* _WORK TO BE COMPLETED_
Retype word for word the first line of the listing and each line after it up to the line with "from matplotlib.ticker import MultipleLocator", with the pictures taken out.
○ ○ ○ ○ ○ ○ ○
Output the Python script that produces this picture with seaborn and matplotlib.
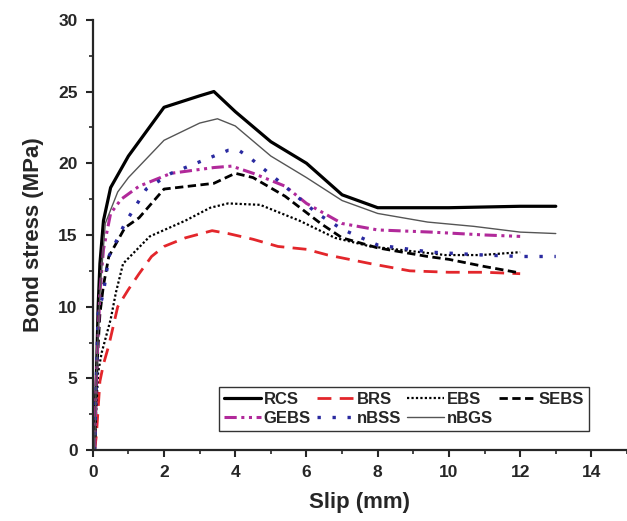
import matplotlib
matplotlib.use("Agg")
import matplotlib.pyplot as plt
import seaborn as sns
import pandas as pd
from matplotlib.ticker import MultipleLocator

rcs_x = [0.05, 0.1, 0.15, 0.2, 0.3, 0.5, 1.0, 2.0, 3.0, 3.4, 4.0, 5.0, 6.0, 7.0, 8.0, 10.0, 12.0, 13.0]
rcs_y = [0, 5, 10, 13, 16, 18.3, 20.5, 23.9, 24.7, 25.0, 23.6, 21.5, 20.0, 17.8, 16.9, 16.9, 17.0, 17.0]

brs_x = [0.05, 0.1, 0.2, 0.3, 0.45, 0.7, 1.0, 1.3, 1.65, 2.0, 2.6, 3.35, 3.8, 4.5, 5.2, 6.0, 6.6, 7.8, 8.9, 10.0, 11.0, 12.0]
brs_y = [0, 1, 4.8, 6, 7.3, 10, 11.2, 12.3, 13.5, 14.2, 14.8, 15.3, 15.1, 14.7, 14.2, 14.0, 13.6, 13.0, 12.5, 12.4, 12.4, 12.3]

ebs_x = [0.05, 0.1, 0.15, 0.25, 0.5, 0.65, 0.85, 1.6, 2.6, 3.3, 3.8, 4.7, 5.2, 5.8, 6.8, 7.8, 9.9, 10.9, 12.0]
ebs_y = [0, 3, 5.4, 6.8, 9.1, 11, 13, 14.9, 16.0, 16.9, 17.2, 17.1, 16.6, 16.0, 14.8, 14.2, 13.6, 13.6, 13.8]

sebs_x = [0.05, 0.1, 0.2, 0.3, 0.45, 0.9, 1.3, 2.0, 3.4, 4.0, 4.5, 5.4, 6.4, 7.0, 8.0, 9.4, 10.0, 11.0, 12.0]
sebs_y = [0, 5, 9.5, 11.5, 13.5, 15.5, 16.2, 18.2, 18.6, 19.3, 19.0, 17.7, 15.8, 14.8, 14.1, 13.5, 13.3, 12.8, 12.35]

gebs_x = [0.05, 0.1, 0.2, 0.3, 0.5, 0.8, 1.3, 2.2, 3.4, 3.9, 4.5, 5.4, 6.0, 7.0, 8.0, 9.5, 11.0, 12.0]
gebs_y = [0, 5, 11, 14, 16.5, 17.5, 18.4, 19.3, 19.7, 19.8, 19.3, 18.4, 17.2, 15.8, 15.35, 15.2, 15.0, 14.9]

nbss_x = [0.05, 0.1, 0.15, 0.3, 0.45, 0.9, 1.5, 2.2, 3.2, 3.8, 4.1, 4.4, 5.2, 6.3, 7.0, 8.0, 9.5, 11.0, 12.0, 13.0]
nbss_y = [0, 5, 9.5, 11, 13.5, 15.8, 18.2, 19.3, 20.3, 20.9, 20.9, 20.4, 18.8, 16.5, 15.4, 14.3, 13.8, 13.6, 13.5, 13.5]

nbgs_x = [0.05, 0.1, 0.2, 0.35, 0.7, 1.0, 2.0, 3.0, 3.5, 4.0, 5.0, 6.0, 7.0, 8.0, 9.4, 10.7, 12.0, 13.0]
nbgs_y = [0, 5, 11, 15.8, 18, 19, 21.6, 22.8, 23.1, 22.6, 20.5, 19.0, 17.4, 16.5, 15.9, 15.6, 15.2, 15.1]

labels = ["RCS", "BRS", "EBS", "SEBS", "GEBS", "nBSS", "nBGS"]
xs = [rcs_x, brs_x, ebs_x, sebs_x, gebs_x, nbss_x, nbgs_x]
ys = [rcs_y, brs_y, ebs_y, sebs_y, gebs_y, nbss_y, nbgs_y]

styles = {
    "RCS": dict(color="black", lw=2.3, ls="-"),
    "BRS": dict(color="#e3262b", lw=2.0, ls=(0, (5, 3))),
    "EBS": dict(color="black", lw=1.6, ls=(0, (1, 1))),
    "SEBS": dict(color="black", lw=2.0, ls=(0, (3, 1.6))),
    "GEBS": dict(color="#b1299a", lw=2.2, ls=(0, (4, 1.5, 1, 1.5, 1, 1.5))),
    "nBSS": dict(color="#2a2aa0", lw=2.4, ls=(0, (1, 3.5))),
    "nBGS": dict(color="#555555", lw=1.0, ls="-"),
}

sns.set_style("ticks")
plt.rcParams["font.family"] = ["Liberation Sans", "DejaVu Sans"]
plt.rcParams["font.weight"] = "bold"

fig = plt.figure(figsize=(6.27, 5.21), dpi=100)
ax = fig.add_axes([0.148, 0.136, 0.852, 0.826])

for lab, x, y in zip(labels, xs, ys):
    df = pd.DataFrame({"Slip": x, "Stress": y})
    st = styles[lab]
    sns.lineplot(data=df, x="Slip", y="Stress", ax=ax, sort=False, estimator=None,
                 color=st["color"], linewidth=st["lw"], linestyle=st["ls"], label=lab)

ax.set_xlim(0, 15)
ax.set_ylim(0, 30)
ax.xaxis.set_major_locator(MultipleLocator(2))
ax.xaxis.set_minor_locator(MultipleLocator(1))
ax.yaxis.set_major_locator(MultipleLocator(5))
ax.yaxis.set_minor_locator(MultipleLocator(2.5))
ax.tick_params(which="major", direction="out", length=5, width=1.5, labelsize=12.5, pad=6)
ax.tick_params(which="minor", direction="out", length=3, width=1.2)
for lbl in ax.get_xticklabels() + ax.get_yticklabels():
    lbl.set_fontweight("bold")
ax.spines["top"].set_visible(False)
ax.spines["right"].set_visible(False)
ax.spines["left"].set_linewidth(1.6)
ax.spines["bottom"].set_linewidth(1.6)
ax.set_xlabel("Slip (mm)", fontsize=16, fontweight="bold", labelpad=8)
ax.set_ylabel("Bond stress (MPa)", fontsize=16, fontweight="bold", labelpad=10)

handles, labs = ax.get_legend_handles_labels()
order = [0, 4, 1, 5, 2, 6, 3]
leg = ax.legend([handles[i] for i in order], [labs[i] for i in order],
                loc="lower left", bbox_to_anchor=(0.236, 0.045), ncol=4,
                frameon=True, fancybox=False, handlelength=2.2, handletextpad=0.2,
                columnspacing=0.35, borderpad=0.3, labelspacing=0.25, borderaxespad=0,
                prop={"weight": "bold", "size": 12})
leg.get_frame().set_edgecolor("black")
leg.get_frame().set_linewidth(1.0)

fig.savefig("out.png", dpi=100)
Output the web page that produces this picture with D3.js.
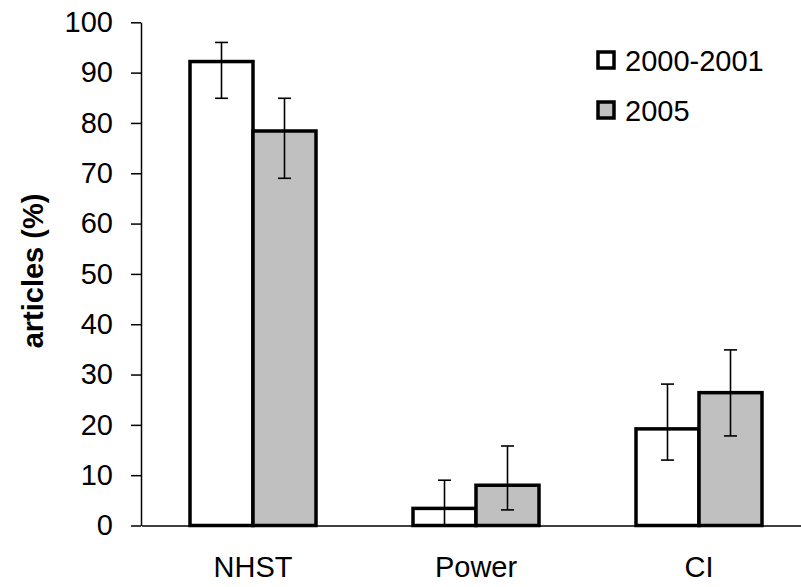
<!DOCTYPE html>
<html>
<head>
<meta charset="utf-8">
<script src="https://cdn.jsdelivr.net/npm/d3@7"></script>
<style>
  body { margin: 0; background: #fff; }
  text { font-family: "Liberation Sans", Arial, sans-serif; }
</style>
</head>
<body>
<svg id="chart" width="801" height="587"></svg>
<script>
// values
var categories = ["NHST", "Power", "CI"];
var seriesNames = ["2000-2001", "2005"];
var vals2000 = [92.2, 3.4, 19.2];
var lo2000 = [84.9, 0, 13.0];
var hi2000 = [96.0, 9.0, 28.1];
var vals2005 = [78.4, 8.0, 26.4];
var lo2005 = [69.0, 3.1, 17.8];
var hi2005 = [84.9, 15.8, 34.9];
var yTicks = [0, 10, 20, 30, 40, 50, 60, 70, 80, 90, 100];
var fills = ["#ffffff", "#c0c0c0"];

var svg = d3.select("#chart");

var x = d3.scaleBand().domain(categories).range([141.5, 810.5]).paddingInner(0.435).paddingOuter(0.2175);
var y = d3.scaleLinear().domain([0, 100]).range([525.5, 22.3]);
var xs = d3.scaleBand().domain(seriesNames).range([0, x.bandwidth()]);

// build rows
var rows = [];
categories.forEach(function (c, i) {
  rows.push({ cat: c, s: seriesNames[0], v: vals2000[i], lo: lo2000[i], hi: hi2000[i], k: 0 });
  rows.push({ cat: c, s: seriesNames[1], v: vals2005[i], lo: lo2005[i], hi: hi2005[i], k: 1 });
});

// y axis
var yAxis = svg.append("g")
  .attr("transform", "translate(141,0)")
  .call(d3.axisLeft(y).tickValues(yTicks).tickSize(10).tickPadding(18).tickSizeOuter(0));
yAxis.select(".domain").attr("stroke", "#000").attr("stroke-width", 1.5);
yAxis.selectAll(".tick line").attr("stroke", "#000").attr("stroke-width", 1.5);
yAxis.selectAll(".tick text").attr("font-size", 29).attr("fill", "#000")
  .style("font-family", "'Liberation Sans', Arial, sans-serif");

// bars
svg.append("g")
  .selectAll("rect")
  .data(rows)
  .enter()
  .append("rect")
  .attr("x", function (d) { return x(d.cat) + xs(d.s); })
  .attr("y", function (d) { return y(d.v); })
  .attr("width", xs.bandwidth())
  .attr("height", function (d) { return y(0) - y(d.v); })
  .attr("fill", function (d) { return fills[d.k]; })
  .attr("stroke", "#000")
  .attr("stroke-width", 3.5);

// x axis
var xAxis = svg.append("g")
  .attr("transform", "translate(0," + y(0) + ")")
  .call(d3.axisBottom(x).tickSize(0).tickPadding(31).tickSizeOuter(0));
xAxis.select(".domain").attr("stroke", "#000").attr("stroke-width", 1.5);
xAxis.selectAll(".tick text").attr("font-size", 29).attr("fill", "#000")
  .style("font-family", "'Liberation Sans', Arial, sans-serif");

// error bars
var eb = svg.append("g").selectAll("g").data(rows).enter().append("g")
  .attr("transform", function (d) { return "translate(" + (x(d.cat) + xs(d.s) + xs.bandwidth() / 2) + ",0)"; })
  .attr("stroke", "#000")
  .attr("stroke-width", 1.6);
eb.append("line")
  .attr("x1", 0).attr("x2", 0)
  .attr("y1", function (d) { return y(d.lo); })
  .attr("y2", function (d) { return y(d.hi); });
eb.append("line")
  .attr("x1", -6.5).attr("x2", 6.5)
  .attr("y1", function (d) { return y(d.hi); })
  .attr("y2", function (d) { return y(d.hi); });
eb.filter(function (d) { return d.lo > 0; }).append("line")
  .attr("x1", -6.5).attr("x2", 6.5)
  .attr("y1", function (d) { return y(d.lo); })
  .attr("y2", function (d) { return y(d.lo); });

// y title
svg.append("text")
  .attr("transform", "translate(43,271) rotate(-90)")
  .attr("text-anchor", "middle")
  .attr("font-size", 29)
  .attr("font-weight", "bold")
  .text("articles (%)");

// legend
var leg = svg.append("g").selectAll("g").data(seriesNames).enter().append("g")
  .attr("transform", function (d, i) { return "translate(598," + (52 + i * 50) + ")"; });
leg.append("rect")
  .attr("width", 16).attr("height", 16)
  .attr("fill", function (d, i) { return fills[i]; })
  .attr("stroke", "#000").attr("stroke-width", 3.5);
leg.append("text")
  .attr("x", 27).attr("y", 19)
  .attr("font-size", 29)
  .text(function (d) { return d; });
</script>
</body>
</html>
○ ○ ○ ○ ○ ○ ○
* _SOLUTION_
Output the Python script that produces this picture with seaborn and matplotlib.
import matplotlib
matplotlib.use("Agg")
import matplotlib.pyplot as plt
import seaborn as sns
import pandas as pd
from matplotlib.ticker import MultipleLocator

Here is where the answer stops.